TASK BRIEF
Your task is to give the listing below back word for word, pictures excluded.

»»

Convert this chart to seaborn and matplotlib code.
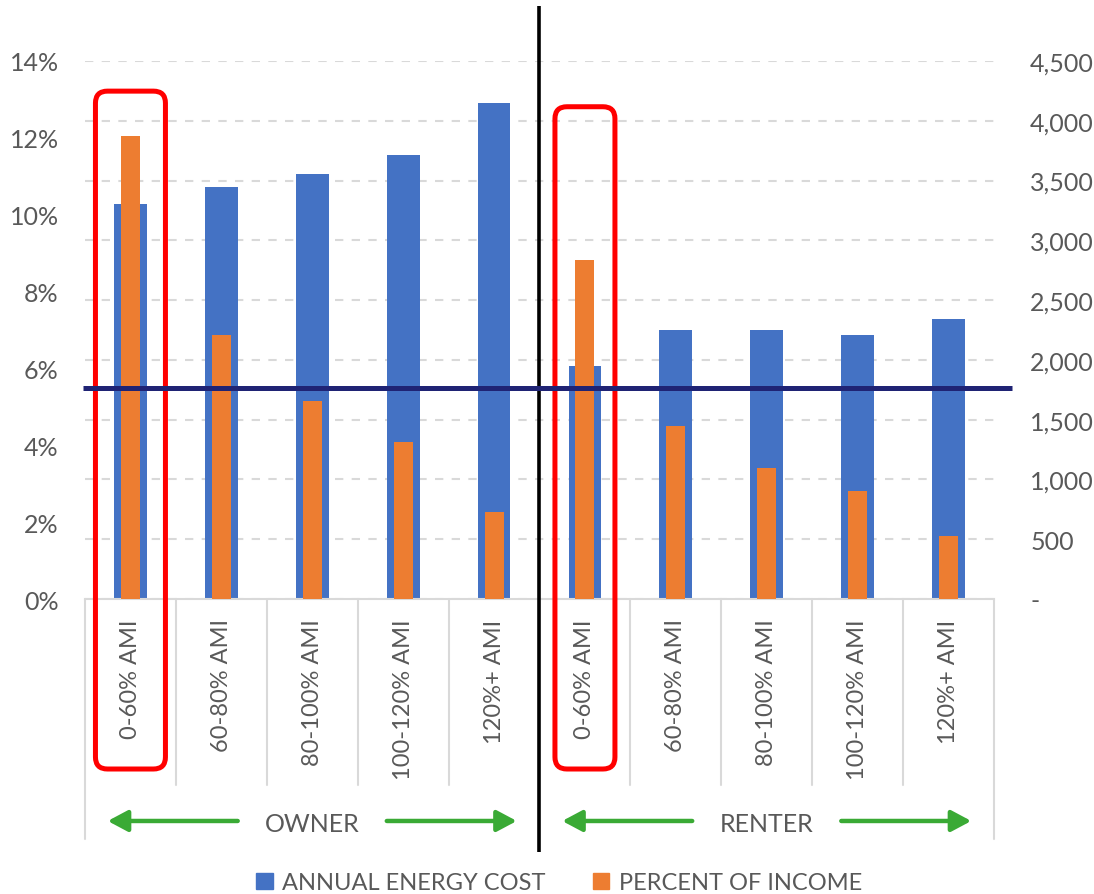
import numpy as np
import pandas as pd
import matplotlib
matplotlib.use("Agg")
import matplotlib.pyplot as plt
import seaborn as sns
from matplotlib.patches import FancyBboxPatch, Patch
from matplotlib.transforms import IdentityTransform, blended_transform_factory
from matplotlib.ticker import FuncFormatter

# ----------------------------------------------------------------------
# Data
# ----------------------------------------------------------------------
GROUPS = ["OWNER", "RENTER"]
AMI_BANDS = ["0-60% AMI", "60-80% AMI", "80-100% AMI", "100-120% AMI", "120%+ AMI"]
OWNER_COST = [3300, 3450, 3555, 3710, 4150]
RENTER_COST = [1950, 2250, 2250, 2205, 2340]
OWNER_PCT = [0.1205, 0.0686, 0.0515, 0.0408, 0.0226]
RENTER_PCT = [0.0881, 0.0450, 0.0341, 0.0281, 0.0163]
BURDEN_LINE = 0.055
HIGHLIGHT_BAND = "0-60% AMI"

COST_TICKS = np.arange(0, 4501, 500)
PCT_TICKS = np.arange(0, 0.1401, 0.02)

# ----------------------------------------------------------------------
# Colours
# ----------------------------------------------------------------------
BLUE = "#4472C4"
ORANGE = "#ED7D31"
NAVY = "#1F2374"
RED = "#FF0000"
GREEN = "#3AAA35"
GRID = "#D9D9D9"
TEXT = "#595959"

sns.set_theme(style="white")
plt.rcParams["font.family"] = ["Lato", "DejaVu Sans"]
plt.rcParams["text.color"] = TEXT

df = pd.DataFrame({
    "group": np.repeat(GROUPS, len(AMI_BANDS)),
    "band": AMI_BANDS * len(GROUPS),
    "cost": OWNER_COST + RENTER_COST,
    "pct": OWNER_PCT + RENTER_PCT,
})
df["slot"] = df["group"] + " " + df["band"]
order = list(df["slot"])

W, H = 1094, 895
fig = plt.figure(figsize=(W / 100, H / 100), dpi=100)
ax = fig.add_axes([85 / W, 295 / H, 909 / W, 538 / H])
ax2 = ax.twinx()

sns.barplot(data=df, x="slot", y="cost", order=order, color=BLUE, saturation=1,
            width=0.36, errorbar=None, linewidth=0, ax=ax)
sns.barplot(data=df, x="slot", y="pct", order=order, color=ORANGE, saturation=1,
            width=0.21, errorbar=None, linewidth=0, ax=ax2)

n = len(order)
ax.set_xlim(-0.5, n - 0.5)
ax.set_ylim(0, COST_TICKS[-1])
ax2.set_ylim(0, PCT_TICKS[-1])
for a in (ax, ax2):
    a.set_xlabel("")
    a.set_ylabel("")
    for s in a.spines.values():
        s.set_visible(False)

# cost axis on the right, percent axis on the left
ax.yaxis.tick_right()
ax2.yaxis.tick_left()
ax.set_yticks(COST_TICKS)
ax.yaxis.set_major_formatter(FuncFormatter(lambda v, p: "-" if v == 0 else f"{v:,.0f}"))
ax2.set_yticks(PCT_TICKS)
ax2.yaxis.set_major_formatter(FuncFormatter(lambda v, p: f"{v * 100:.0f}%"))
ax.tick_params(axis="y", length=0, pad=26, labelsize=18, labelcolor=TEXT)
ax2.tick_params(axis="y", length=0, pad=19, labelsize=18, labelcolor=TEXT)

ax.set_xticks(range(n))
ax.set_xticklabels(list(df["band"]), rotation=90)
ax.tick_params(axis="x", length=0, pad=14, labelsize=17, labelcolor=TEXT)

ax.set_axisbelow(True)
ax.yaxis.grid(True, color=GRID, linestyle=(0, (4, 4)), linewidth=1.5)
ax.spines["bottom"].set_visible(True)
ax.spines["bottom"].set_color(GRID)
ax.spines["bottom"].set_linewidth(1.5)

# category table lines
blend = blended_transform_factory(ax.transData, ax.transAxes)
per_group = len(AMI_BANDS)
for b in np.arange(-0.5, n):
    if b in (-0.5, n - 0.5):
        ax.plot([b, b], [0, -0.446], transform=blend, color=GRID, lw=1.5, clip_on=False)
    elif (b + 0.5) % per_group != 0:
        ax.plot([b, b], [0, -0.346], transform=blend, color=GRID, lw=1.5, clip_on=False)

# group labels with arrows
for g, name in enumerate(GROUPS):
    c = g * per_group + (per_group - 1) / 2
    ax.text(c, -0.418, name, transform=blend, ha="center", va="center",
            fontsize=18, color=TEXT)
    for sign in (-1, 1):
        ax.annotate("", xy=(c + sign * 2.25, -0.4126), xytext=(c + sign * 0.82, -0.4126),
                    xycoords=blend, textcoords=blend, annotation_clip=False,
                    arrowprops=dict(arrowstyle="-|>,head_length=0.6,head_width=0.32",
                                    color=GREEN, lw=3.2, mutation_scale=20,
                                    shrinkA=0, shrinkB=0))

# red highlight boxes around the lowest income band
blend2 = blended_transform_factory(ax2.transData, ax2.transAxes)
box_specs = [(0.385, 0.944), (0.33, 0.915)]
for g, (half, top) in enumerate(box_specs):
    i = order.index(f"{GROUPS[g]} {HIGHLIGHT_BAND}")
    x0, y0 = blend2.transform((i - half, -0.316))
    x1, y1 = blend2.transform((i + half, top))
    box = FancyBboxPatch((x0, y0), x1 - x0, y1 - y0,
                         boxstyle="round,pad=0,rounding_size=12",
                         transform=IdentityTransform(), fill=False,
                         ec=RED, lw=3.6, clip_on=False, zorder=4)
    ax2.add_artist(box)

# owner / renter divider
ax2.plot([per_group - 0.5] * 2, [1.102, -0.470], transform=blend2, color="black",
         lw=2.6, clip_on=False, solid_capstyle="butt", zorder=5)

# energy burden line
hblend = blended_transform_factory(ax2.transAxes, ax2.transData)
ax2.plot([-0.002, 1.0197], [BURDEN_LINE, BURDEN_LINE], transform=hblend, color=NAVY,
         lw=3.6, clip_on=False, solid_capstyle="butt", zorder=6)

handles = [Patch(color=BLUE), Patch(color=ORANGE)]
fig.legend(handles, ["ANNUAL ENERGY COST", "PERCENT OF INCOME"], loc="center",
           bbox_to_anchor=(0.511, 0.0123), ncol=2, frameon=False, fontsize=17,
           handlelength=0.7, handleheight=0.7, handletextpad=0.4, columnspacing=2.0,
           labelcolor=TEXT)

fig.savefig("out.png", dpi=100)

««

FULL ANSWER
Convert this chart to seaborn and matplotlib code.
import numpy as np
import pandas as pd
import matplotlib
matplotlib.use("Agg")
import matplotlib.pyplot as plt
import seaborn as sns
from matplotlib.patches import FancyBboxPatch, Patch
from matplotlib.transforms import IdentityTransform, blended_transform_factory
from matplotlib.ticker import FuncFormatter

# ----------------------------------------------------------------------
# Data
# ----------------------------------------------------------------------
GROUPS = ["OWNER", "RENTER"]
AMI_BANDS = ["0-60% AMI", "60-80% AMI", "80-100% AMI", "100-120% AMI", "120%+ AMI"]
OWNER_COST = [3300, 3450, 3555, 3710, 4150]
RENTER_COST = [1950, 2250, 2250, 2205, 2340]
OWNER_PCT = [0.1205, 0.0686, 0.0515, 0.0408, 0.0226]
RENTER_PCT = [0.0881, 0.0450, 0.0341, 0.0281, 0.0163]
BURDEN_LINE = 0.055
HIGHLIGHT_BAND = "0-60% AMI"

COST_TICKS = np.arange(0, 4501, 500)
PCT_TICKS = np.arange(0, 0.1401, 0.02)

# ----------------------------------------------------------------------
# Colours
# ----------------------------------------------------------------------
BLUE = "#4472C4"
ORANGE = "#ED7D31"
NAVY = "#1F2374"
RED = "#FF0000"
GREEN = "#3AAA35"
GRID = "#D9D9D9"
TEXT = "#595959"

sns.set_theme(style="white")
plt.rcParams["font.family"] = ["Lato", "DejaVu Sans"]
plt.rcParams["text.color"] = TEXT

df = pd.DataFrame({
    "group": np.repeat(GROUPS, len(AMI_BANDS)),
    "band": AMI_BANDS * len(GROUPS),
    "cost": OWNER_COST + RENTER_COST,
    "pct": OWNER_PCT + RENTER_PCT,
})
df["slot"] = df["group"] + " " + df["band"]
order = list(df["slot"])

W, H = 1094, 895
fig = plt.figure(figsize=(W / 100, H / 100), dpi=100)
ax = fig.add_axes([85 / W, 295 / H, 909 / W, 538 / H])
ax2 = ax.twinx()

sns.barplot(data=df, x="slot", y="cost", order=order, color=BLUE, saturation=1,
            width=0.36, errorbar=None, linewidth=0, ax=ax)
sns.barplot(data=df, x="slot", y="pct", order=order, color=ORANGE, saturation=1,
            width=0.21, errorbar=None, linewidth=0, ax=ax2)

n = len(order)
ax.set_xlim(-0.5, n - 0.5)
ax.set_ylim(0, COST_TICKS[-1])
ax2.set_ylim(0, PCT_TICKS[-1])
for a in (ax, ax2):
    a.set_xlabel("")
    a.set_ylabel("")
    for s in a.spines.values():
        s.set_visible(False)

# cost axis on the right, percent axis on the left
ax.yaxis.tick_right()
ax2.yaxis.tick_left()
ax.set_yticks(COST_TICKS)
ax.yaxis.set_major_formatter(FuncFormatter(lambda v, p: "-" if v == 0 else f"{v:,.0f}"))
ax2.set_yticks(PCT_TICKS)
ax2.yaxis.set_major_formatter(FuncFormatter(lambda v, p: f"{v * 100:.0f}%"))
ax.tick_params(axis="y", length=0, pad=26, labelsize=18, labelcolor=TEXT)
ax2.tick_params(axis="y", length=0, pad=19, labelsize=18, labelcolor=TEXT)

ax.set_xticks(range(n))
ax.set_xticklabels(list(df["band"]), rotation=90)
ax.tick_params(axis="x", length=0, pad=14, labelsize=17, labelcolor=TEXT)

ax.set_axisbelow(True)
ax.yaxis.grid(True, color=GRID, linestyle=(0, (4, 4)), linewidth=1.5)
ax.spines["bottom"].set_visible(True)
ax.spines["bottom"].set_color(GRID)
ax.spines["bottom"].set_linewidth(1.5)

# category table lines
blend = blended_transform_factory(ax.transData, ax.transAxes)
per_group = len(AMI_BANDS)
for b in np.arange(-0.5, n):
    if b in (-0.5, n - 0.5):
        ax.plot([b, b], [0, -0.446], transform=blend, color=GRID, lw=1.5, clip_on=False)
    elif (b + 0.5) % per_group != 0:
        ax.plot([b, b], [0, -0.346], transform=blend, color=GRID, lw=1.5, clip_on=False)

# group labels with arrows
for g, name in enumerate(GROUPS):
    c = g * per_group + (per_group - 1) / 2
    ax.text(c, -0.418, name, transform=blend, ha="center", va="center",
            fontsize=18, color=TEXT)
    for sign in (-1, 1):
        ax.annotate("", xy=(c + sign * 2.25, -0.4126), xytext=(c + sign * 0.82, -0.4126),
                    xycoords=blend, textcoords=blend, annotation_clip=False,
                    arrowprops=dict(arrowstyle="-|>,head_length=0.6,head_width=0.32",
                                    color=GREEN, lw=3.2, mutation_scale=20,
                                    shrinkA=0, shrinkB=0))

# red highlight boxes around the lowest income band
blend2 = blended_transform_factory(ax2.transData, ax2.transAxes)
box_specs = [(0.385, 0.944), (0.33, 0.915)]
for g, (half, top) in enumerate(box_specs):
    i = order.index(f"{GROUPS[g]} {HIGHLIGHT_BAND}")
    x0, y0 = blend2.transform((i - half, -0.316))
    x1, y1 = blend2.transform((i + half, top))
    box = FancyBboxPatch((x0, y0), x1 - x0, y1 - y0,
                         boxstyle="round,pad=0,rounding_size=12",
                         transform=IdentityTransform(), fill=False,
                         ec=RED, lw=3.6, clip_on=False, zorder=4)
    ax2.add_artist(box)

# owner / renter divider
ax2.plot([per_group - 0.5] * 2, [1.102, -0.470], transform=blend2, color="black",
         lw=2.6, clip_on=False, solid_capstyle="butt", zorder=5)

# energy burden line
hblend = blended_transform_factory(ax2.transAxes, ax2.transData)
ax2.plot([-0.002, 1.0197], [BURDEN_LINE, BURDEN_LINE], transform=hblend, color=NAVY,
         lw=3.6, clip_on=False, solid_capstyle="butt", zorder=6)

handles = [Patch(color=BLUE), Patch(color=ORANGE)]
fig.legend(handles, ["ANNUAL ENERGY COST", "PERCENT OF INCOME"], loc="center",
           bbox_to_anchor=(0.511, 0.0123), ncol=2, frameon=False, fontsize=17,
           handlelength=0.7, handleheight=0.7, handletextpad=0.4, columnspacing=2.0,
           labelcolor=TEXT)

fig.savefig("out.png", dpi=100)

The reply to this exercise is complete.